→ **Instructions for the task**
Starting with the first line of the data below, copy each line up to and including the one containing "const yTicks = [0,10,20,30,40,50,60,70,80];". Pictures stay out.

→ **Data extract**
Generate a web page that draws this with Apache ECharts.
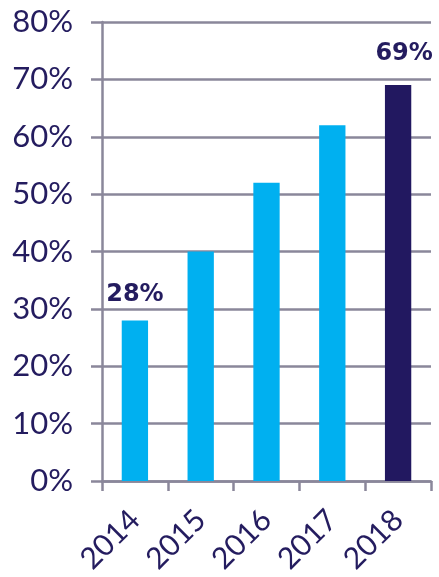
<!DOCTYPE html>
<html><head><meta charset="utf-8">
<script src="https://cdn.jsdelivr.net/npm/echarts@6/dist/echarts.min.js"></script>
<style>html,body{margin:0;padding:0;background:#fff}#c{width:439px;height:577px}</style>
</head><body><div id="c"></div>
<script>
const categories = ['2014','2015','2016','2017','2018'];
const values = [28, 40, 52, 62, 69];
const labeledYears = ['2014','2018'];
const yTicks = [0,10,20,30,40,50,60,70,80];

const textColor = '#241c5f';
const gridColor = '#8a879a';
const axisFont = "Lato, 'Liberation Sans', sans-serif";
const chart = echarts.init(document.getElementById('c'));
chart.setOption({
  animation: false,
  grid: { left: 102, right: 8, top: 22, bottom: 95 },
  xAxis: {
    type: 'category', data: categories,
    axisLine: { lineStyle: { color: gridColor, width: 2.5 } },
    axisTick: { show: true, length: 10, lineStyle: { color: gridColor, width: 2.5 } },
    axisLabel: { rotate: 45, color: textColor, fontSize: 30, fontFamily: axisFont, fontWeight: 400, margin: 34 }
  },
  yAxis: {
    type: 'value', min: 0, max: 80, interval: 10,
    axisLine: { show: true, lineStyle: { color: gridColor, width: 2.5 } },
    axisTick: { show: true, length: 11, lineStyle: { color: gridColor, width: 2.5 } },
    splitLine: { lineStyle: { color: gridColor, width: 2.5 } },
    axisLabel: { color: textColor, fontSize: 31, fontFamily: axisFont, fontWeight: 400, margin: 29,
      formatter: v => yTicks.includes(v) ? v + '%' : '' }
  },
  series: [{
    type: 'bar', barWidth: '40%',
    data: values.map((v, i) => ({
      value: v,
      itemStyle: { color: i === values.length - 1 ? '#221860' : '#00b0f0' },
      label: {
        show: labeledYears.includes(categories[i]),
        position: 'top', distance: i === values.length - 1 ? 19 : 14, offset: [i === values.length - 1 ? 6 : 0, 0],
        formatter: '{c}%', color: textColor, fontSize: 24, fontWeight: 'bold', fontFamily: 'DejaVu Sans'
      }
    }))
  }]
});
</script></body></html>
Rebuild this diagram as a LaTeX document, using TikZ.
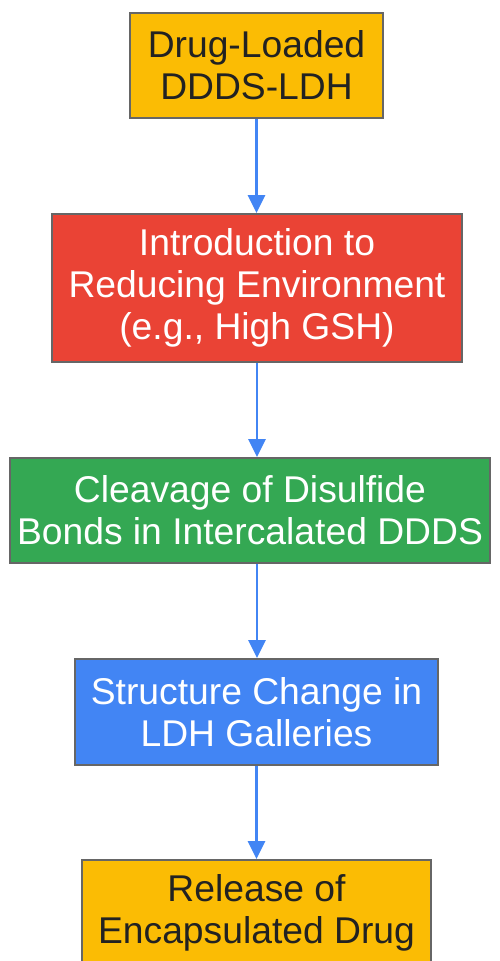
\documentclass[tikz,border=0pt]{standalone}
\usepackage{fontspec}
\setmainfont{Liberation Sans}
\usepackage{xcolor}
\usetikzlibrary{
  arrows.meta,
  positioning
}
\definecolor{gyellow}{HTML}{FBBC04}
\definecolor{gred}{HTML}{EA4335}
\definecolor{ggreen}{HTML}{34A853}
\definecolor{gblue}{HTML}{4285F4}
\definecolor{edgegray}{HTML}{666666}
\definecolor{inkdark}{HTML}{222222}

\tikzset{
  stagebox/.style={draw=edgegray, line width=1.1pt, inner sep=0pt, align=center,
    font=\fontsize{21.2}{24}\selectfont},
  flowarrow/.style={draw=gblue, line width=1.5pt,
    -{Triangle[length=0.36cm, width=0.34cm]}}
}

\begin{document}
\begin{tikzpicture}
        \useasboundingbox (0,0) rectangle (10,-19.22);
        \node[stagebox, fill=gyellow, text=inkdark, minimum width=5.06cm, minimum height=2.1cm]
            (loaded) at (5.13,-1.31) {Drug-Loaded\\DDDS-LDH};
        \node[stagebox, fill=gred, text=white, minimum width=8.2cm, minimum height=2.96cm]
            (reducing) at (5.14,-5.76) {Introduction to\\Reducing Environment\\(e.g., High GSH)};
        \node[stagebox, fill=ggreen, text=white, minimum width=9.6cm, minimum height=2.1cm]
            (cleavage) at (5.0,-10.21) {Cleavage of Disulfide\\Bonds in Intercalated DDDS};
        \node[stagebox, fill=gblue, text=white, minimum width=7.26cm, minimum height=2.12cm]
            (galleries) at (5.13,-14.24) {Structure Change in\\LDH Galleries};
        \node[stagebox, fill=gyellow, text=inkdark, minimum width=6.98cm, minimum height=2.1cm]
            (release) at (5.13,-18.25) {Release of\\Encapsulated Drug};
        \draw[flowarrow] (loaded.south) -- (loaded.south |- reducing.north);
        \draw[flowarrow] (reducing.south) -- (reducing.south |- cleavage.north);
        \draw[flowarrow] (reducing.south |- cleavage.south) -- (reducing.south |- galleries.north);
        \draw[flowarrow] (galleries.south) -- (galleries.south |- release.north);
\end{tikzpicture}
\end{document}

→ **Written answer**
Generate a web page that draws this with Apache ECharts.
<!DOCTYPE html>
<html><head><meta charset="utf-8">
<script src="https://cdn.jsdelivr.net/npm/echarts@6/dist/echarts.min.js"></script>
<style>html,body{margin:0;padding:0;background:#fff}#c{width:439px;height:577px}</style>
</head><body><div id="c"></div>
<script>
const categories = ['2014','2015','2016','2017','2018'];
const values = [28, 40, 52, 62, 69];
const labeledYears = ['2014','2018'];
const yTicks = [0,10,20,30,40,50,60,70,80];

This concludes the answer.